YOUR GOAL: Copy every record exactly, and keep the pictures out.

(Items from a data source)

— START —

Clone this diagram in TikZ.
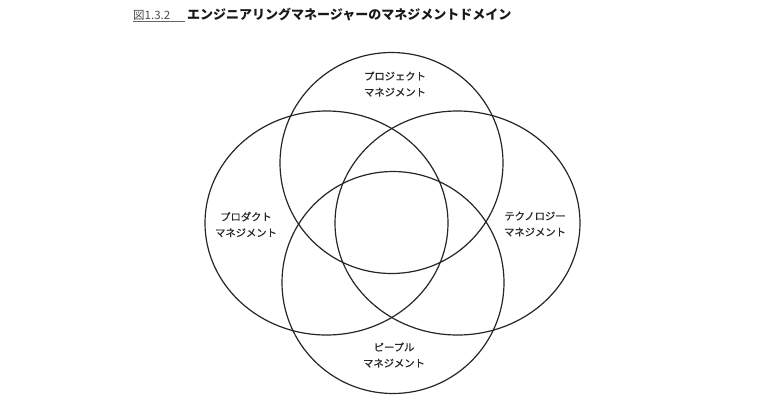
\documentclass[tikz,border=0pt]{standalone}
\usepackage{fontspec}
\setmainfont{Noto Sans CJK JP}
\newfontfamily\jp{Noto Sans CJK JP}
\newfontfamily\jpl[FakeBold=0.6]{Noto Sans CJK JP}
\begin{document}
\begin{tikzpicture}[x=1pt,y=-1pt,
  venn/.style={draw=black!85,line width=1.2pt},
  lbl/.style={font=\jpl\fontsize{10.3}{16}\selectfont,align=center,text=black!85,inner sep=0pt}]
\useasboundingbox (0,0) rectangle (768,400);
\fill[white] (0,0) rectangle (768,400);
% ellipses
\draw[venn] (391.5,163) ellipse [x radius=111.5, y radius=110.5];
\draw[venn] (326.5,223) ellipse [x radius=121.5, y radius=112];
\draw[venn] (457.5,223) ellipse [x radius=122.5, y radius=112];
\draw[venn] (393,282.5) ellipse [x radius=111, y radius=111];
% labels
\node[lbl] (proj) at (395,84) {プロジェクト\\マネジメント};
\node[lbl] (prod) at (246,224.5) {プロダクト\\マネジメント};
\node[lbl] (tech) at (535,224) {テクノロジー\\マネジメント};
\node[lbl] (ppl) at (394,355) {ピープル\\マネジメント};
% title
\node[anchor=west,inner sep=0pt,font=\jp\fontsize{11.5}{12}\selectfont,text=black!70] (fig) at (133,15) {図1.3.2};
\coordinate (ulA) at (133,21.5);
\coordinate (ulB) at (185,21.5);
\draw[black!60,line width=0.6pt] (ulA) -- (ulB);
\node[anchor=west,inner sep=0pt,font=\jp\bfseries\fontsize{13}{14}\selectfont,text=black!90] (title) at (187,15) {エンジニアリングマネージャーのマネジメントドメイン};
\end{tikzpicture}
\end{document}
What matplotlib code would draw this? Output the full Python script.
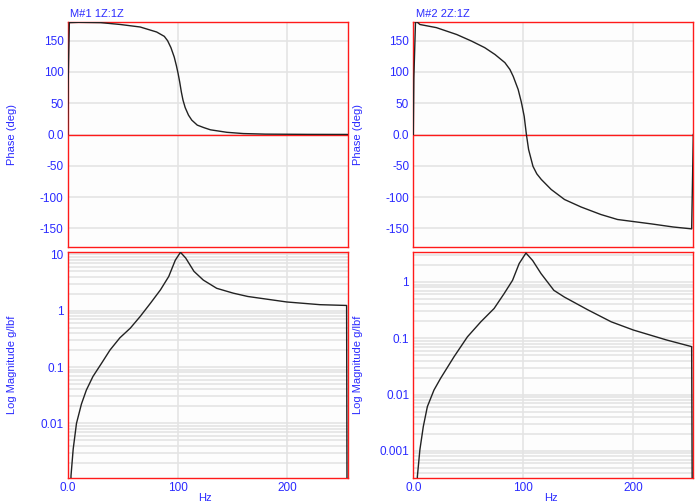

— END —

TASK SOLUTION:
Clone this diagram in TikZ.
\documentclass[tikz,border=0pt]{standalone}
\usepackage{fontspec}
\setmainfont{Noto Sans CJK JP}
\newfontfamily\jp{Noto Sans CJK JP}
\newfontfamily\jpl[FakeBold=0.6]{Noto Sans CJK JP}
\begin{document}
\begin{tikzpicture}[x=1pt,y=-1pt,
  venn/.style={draw=black!85,line width=1.2pt},
  lbl/.style={font=\jpl\fontsize{10.3}{16}\selectfont,align=center,text=black!85,inner sep=0pt}]
\useasboundingbox (0,0) rectangle (768,400);
\fill[white] (0,0) rectangle (768,400);
% ellipses
\draw[venn] (391.5,163) ellipse [x radius=111.5, y radius=110.5];
\draw[venn] (326.5,223) ellipse [x radius=121.5, y radius=112];
\draw[venn] (457.5,223) ellipse [x radius=122.5, y radius=112];
\draw[venn] (393,282.5) ellipse [x radius=111, y radius=111];
% labels
\node[lbl] (proj) at (395,84) {プロジェクト\\マネジメント};
\node[lbl] (prod) at (246,224.5) {プロダクト\\マネジメント};
\node[lbl] (tech) at (535,224) {テクノロジー\\マネジメント};
\node[lbl] (ppl) at (394,355) {ピープル\\マネジメント};
% title
\node[anchor=west,inner sep=0pt,font=\jp\fontsize{11.5}{12}\selectfont,text=black!70] (fig) at (133,15) {図1.3.2};
\coordinate (ulA) at (133,21.5);
\coordinate (ulB) at (185,21.5);
\draw[black!60,line width=0.6pt] (ulA) -- (ulB);
\node[anchor=west,inner sep=0pt,font=\jp\bfseries\fontsize{13}{14}\selectfont,text=black!90] (title) at (187,15) {エンジニアリングマネージャーのマネジメントドメイン};
\end{tikzpicture}
\end{document}
What matplotlib code would draw this? Output the full Python script.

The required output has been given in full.